Copy out the listing that follows exactly, dropping every picture.

(DATASET CONTENT):
##############################

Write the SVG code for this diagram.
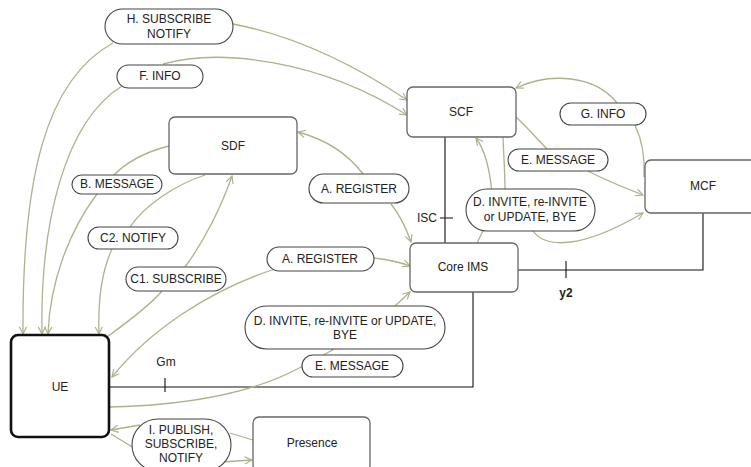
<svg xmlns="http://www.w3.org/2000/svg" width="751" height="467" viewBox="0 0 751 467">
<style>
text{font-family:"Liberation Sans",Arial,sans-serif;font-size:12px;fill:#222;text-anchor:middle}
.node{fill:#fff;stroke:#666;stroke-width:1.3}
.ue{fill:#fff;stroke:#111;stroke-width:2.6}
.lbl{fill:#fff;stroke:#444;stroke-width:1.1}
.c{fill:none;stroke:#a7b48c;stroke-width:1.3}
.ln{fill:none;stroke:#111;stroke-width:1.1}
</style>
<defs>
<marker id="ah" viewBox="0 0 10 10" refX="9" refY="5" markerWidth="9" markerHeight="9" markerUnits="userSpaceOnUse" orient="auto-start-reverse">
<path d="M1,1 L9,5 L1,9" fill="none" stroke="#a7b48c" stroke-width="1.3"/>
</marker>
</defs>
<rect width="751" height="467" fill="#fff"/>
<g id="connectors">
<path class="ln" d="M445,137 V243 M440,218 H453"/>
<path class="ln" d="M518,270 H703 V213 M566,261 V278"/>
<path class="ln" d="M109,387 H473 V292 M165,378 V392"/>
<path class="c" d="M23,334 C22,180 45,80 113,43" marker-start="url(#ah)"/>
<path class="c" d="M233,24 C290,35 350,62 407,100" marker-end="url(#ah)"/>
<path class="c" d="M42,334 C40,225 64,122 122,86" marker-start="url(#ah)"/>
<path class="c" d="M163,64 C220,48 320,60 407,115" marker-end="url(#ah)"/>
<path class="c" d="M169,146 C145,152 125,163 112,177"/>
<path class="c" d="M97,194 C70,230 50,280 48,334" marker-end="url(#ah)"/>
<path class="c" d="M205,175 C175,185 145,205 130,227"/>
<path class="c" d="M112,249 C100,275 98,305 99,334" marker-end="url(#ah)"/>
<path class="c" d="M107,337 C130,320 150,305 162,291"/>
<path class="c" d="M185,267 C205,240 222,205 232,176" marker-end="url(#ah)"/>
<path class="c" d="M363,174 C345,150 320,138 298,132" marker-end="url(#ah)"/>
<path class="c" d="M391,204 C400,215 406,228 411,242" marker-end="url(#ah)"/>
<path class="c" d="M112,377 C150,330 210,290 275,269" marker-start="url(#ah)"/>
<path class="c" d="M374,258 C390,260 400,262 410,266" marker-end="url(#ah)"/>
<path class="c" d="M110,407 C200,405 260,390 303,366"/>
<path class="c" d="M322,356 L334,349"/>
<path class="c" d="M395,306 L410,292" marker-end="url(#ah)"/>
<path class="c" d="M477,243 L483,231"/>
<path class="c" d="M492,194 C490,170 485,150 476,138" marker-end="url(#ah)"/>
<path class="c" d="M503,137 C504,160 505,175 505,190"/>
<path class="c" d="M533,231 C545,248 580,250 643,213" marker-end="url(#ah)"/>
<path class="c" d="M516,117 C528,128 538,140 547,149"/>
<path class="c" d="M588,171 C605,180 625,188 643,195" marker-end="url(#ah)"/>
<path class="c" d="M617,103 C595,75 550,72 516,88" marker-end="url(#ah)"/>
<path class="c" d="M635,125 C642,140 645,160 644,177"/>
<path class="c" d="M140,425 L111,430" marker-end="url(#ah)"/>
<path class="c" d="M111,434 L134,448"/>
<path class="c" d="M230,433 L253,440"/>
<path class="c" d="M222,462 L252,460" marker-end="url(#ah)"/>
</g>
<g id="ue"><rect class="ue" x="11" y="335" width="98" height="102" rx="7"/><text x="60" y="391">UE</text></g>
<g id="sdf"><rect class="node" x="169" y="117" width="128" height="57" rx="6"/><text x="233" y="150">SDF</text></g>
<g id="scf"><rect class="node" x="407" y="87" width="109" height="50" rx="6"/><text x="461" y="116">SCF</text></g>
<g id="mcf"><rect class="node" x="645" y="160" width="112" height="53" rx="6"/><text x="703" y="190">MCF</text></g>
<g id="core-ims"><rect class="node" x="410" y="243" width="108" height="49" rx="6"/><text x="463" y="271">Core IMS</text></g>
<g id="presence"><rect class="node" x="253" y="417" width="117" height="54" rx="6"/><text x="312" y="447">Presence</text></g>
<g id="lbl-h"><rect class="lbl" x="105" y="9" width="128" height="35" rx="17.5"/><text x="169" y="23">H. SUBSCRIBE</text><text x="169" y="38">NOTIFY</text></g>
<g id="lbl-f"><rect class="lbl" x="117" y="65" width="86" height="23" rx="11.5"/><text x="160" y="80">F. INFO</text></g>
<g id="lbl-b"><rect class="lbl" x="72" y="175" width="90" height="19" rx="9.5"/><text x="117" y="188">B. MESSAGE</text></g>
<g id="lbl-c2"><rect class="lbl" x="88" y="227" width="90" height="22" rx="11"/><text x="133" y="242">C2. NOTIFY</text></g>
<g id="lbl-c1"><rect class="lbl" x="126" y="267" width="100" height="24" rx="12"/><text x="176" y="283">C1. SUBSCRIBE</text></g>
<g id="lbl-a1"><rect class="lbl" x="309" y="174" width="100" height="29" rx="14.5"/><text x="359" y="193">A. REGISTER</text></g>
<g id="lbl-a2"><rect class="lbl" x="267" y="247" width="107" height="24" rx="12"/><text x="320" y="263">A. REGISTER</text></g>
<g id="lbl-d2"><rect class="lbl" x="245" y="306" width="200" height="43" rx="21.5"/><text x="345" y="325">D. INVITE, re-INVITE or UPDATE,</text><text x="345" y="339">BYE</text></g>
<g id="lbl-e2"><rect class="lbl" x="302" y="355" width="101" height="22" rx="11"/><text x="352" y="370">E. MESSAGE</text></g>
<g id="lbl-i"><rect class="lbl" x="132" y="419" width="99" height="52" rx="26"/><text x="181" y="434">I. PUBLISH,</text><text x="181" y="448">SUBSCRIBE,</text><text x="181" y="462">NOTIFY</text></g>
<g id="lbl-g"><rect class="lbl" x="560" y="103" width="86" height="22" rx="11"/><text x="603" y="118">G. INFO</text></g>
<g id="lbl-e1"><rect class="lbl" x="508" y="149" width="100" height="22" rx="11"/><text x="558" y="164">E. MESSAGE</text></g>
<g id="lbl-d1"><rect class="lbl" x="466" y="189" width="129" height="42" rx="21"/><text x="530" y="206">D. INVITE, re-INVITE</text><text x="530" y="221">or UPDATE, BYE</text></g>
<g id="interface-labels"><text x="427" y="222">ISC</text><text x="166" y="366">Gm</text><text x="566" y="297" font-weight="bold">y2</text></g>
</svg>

##############################

(RESPONSE TO THIS EXERCISE):
Write the SVG code for this diagram.
<svg xmlns="http://www.w3.org/2000/svg" width="751" height="467" viewBox="0 0 751 467">
<style>
text{font-family:"Liberation Sans",Arial,sans-serif;font-size:12px;fill:#222;text-anchor:middle}
.node{fill:#fff;stroke:#666;stroke-width:1.3}
.ue{fill:#fff;stroke:#111;stroke-width:2.6}
.lbl{fill:#fff;stroke:#444;stroke-width:1.1}
.c{fill:none;stroke:#a7b48c;stroke-width:1.3}
.ln{fill:none;stroke:#111;stroke-width:1.1}
</style>
<defs>
<marker id="ah" viewBox="0 0 10 10" refX="9" refY="5" markerWidth="9" markerHeight="9" markerUnits="userSpaceOnUse" orient="auto-start-reverse">
<path d="M1,1 L9,5 L1,9" fill="none" stroke="#a7b48c" stroke-width="1.3"/>
</marker>
</defs>
<rect width="751" height="467" fill="#fff"/>
<g id="connectors">
<path class="ln" d="M445,137 V243 M440,218 H453"/>
<path class="ln" d="M518,270 H703 V213 M566,261 V278"/>
<path class="ln" d="M109,387 H473 V292 M165,378 V392"/>
<path class="c" d="M23,334 C22,180 45,80 113,43" marker-start="url(#ah)"/>
<path class="c" d="M233,24 C290,35 350,62 407,100" marker-end="url(#ah)"/>
<path class="c" d="M42,334 C40,225 64,122 122,86" marker-start="url(#ah)"/>
<path class="c" d="M163,64 C220,48 320,60 407,115" marker-end="url(#ah)"/>
<path class="c" d="M169,146 C145,152 125,163 112,177"/>
<path class="c" d="M97,194 C70,230 50,280 48,334" marker-end="url(#ah)"/>
<path class="c" d="M205,175 C175,185 145,205 130,227"/>
<path class="c" d="M112,249 C100,275 98,305 99,334" marker-end="url(#ah)"/>
<path class="c" d="M107,337 C130,320 150,305 162,291"/>
<path class="c" d="M185,267 C205,240 222,205 232,176" marker-end="url(#ah)"/>
<path class="c" d="M363,174 C345,150 320,138 298,132" marker-end="url(#ah)"/>
<path class="c" d="M391,204 C400,215 406,228 411,242" marker-end="url(#ah)"/>
<path class="c" d="M112,377 C150,330 210,290 275,269" marker-start="url(#ah)"/>
<path class="c" d="M374,258 C390,260 400,262 410,266" marker-end="url(#ah)"/>
<path class="c" d="M110,407 C200,405 260,390 303,366"/>
<path class="c" d="M322,356 L334,349"/>
<path class="c" d="M395,306 L410,292" marker-end="url(#ah)"/>
<path class="c" d="M477,243 L483,231"/>
<path class="c" d="M492,194 C490,170 485,150 476,138" marker-end="url(#ah)"/>
<path class="c" d="M503,137 C504,160 505,175 505,190"/>
<path class="c" d="M533,231 C545,248 580,250 643,213" marker-end="url(#ah)"/>
<path class="c" d="M516,117 C528,128 538,140 547,149"/>
<path class="c" d="M588,171 C605,180 625,188 643,195" marker-end="url(#ah)"/>
<path class="c" d="M617,103 C595,75 550,72 516,88" marker-end="url(#ah)"/>
<path class="c" d="M635,125 C642,140 645,160 644,177"/>
<path class="c" d="M140,425 L111,430" marker-end="url(#ah)"/>
<path class="c" d="M111,434 L134,448"/>
<path class="c" d="M230,433 L253,440"/>
<path class="c" d="M222,462 L252,460" marker-end="url(#ah)"/>
</g>
<g id="ue"><rect class="ue" x="11" y="335" width="98" height="102" rx="7"/><text x="60" y="391">UE</text></g>
<g id="sdf"><rect class="node" x="169" y="117" width="128" height="57" rx="6"/><text x="233" y="150">SDF</text></g>
<g id="scf"><rect class="node" x="407" y="87" width="109" height="50" rx="6"/><text x="461" y="116">SCF</text></g>
<g id="mcf"><rect class="node" x="645" y="160" width="112" height="53" rx="6"/><text x="703" y="190">MCF</text></g>
<g id="core-ims"><rect class="node" x="410" y="243" width="108" height="49" rx="6"/><text x="463" y="271">Core IMS</text></g>
<g id="presence"><rect class="node" x="253" y="417" width="117" height="54" rx="6"/><text x="312" y="447">Presence</text></g>
<g id="lbl-h"><rect class="lbl" x="105" y="9" width="128" height="35" rx="17.5"/><text x="169" y="23">H. SUBSCRIBE</text><text x="169" y="38">NOTIFY</text></g>
<g id="lbl-f"><rect class="lbl" x="117" y="65" width="86" height="23" rx="11.5"/><text x="160" y="80">F. INFO</text></g>
<g id="lbl-b"><rect class="lbl" x="72" y="175" width="90" height="19" rx="9.5"/><text x="117" y="188">B. MESSAGE</text></g>
<g id="lbl-c2"><rect class="lbl" x="88" y="227" width="90" height="22" rx="11"/><text x="133" y="242">C2. NOTIFY</text></g>
<g id="lbl-c1"><rect class="lbl" x="126" y="267" width="100" height="24" rx="12"/><text x="176" y="283">C1. SUBSCRIBE</text></g>
<g id="lbl-a1"><rect class="lbl" x="309" y="174" width="100" height="29" rx="14.5"/><text x="359" y="193">A. REGISTER</text></g>
<g id="lbl-a2"><rect class="lbl" x="267" y="247" width="107" height="24" rx="12"/><text x="320" y="263">A. REGISTER</text></g>
<g id="lbl-d2"><rect class="lbl" x="245" y="306" width="200" height="43" rx="21.5"/><text x="345" y="325">D. INVITE, re-INVITE or UPDATE,</text><text x="345" y="339">BYE</text></g>
<g id="lbl-e2"><rect class="lbl" x="302" y="355" width="101" height="22" rx="11"/><text x="352" y="370">E. MESSAGE</text></g>
<g id="lbl-i"><rect class="lbl" x="132" y="419" width="99" height="52" rx="26"/><text x="181" y="434">I. PUBLISH,</text><text x="181" y="448">SUBSCRIBE,</text><text x="181" y="462">NOTIFY</text></g>
<g id="lbl-g"><rect class="lbl" x="560" y="103" width="86" height="22" rx="11"/><text x="603" y="118">G. INFO</text></g>
<g id="lbl-e1"><rect class="lbl" x="508" y="149" width="100" height="22" rx="11"/><text x="558" y="164">E. MESSAGE</text></g>
<g id="lbl-d1"><rect class="lbl" x="466" y="189" width="129" height="42" rx="21"/><text x="530" y="206">D. INVITE, re-INVITE</text><text x="530" y="221">or UPDATE, BYE</text></g>
<g id="interface-labels"><text x="427" y="222">ISC</text><text x="166" y="366">Gm</text><text x="566" y="297" font-weight="bold">y2</text></g>
</svg>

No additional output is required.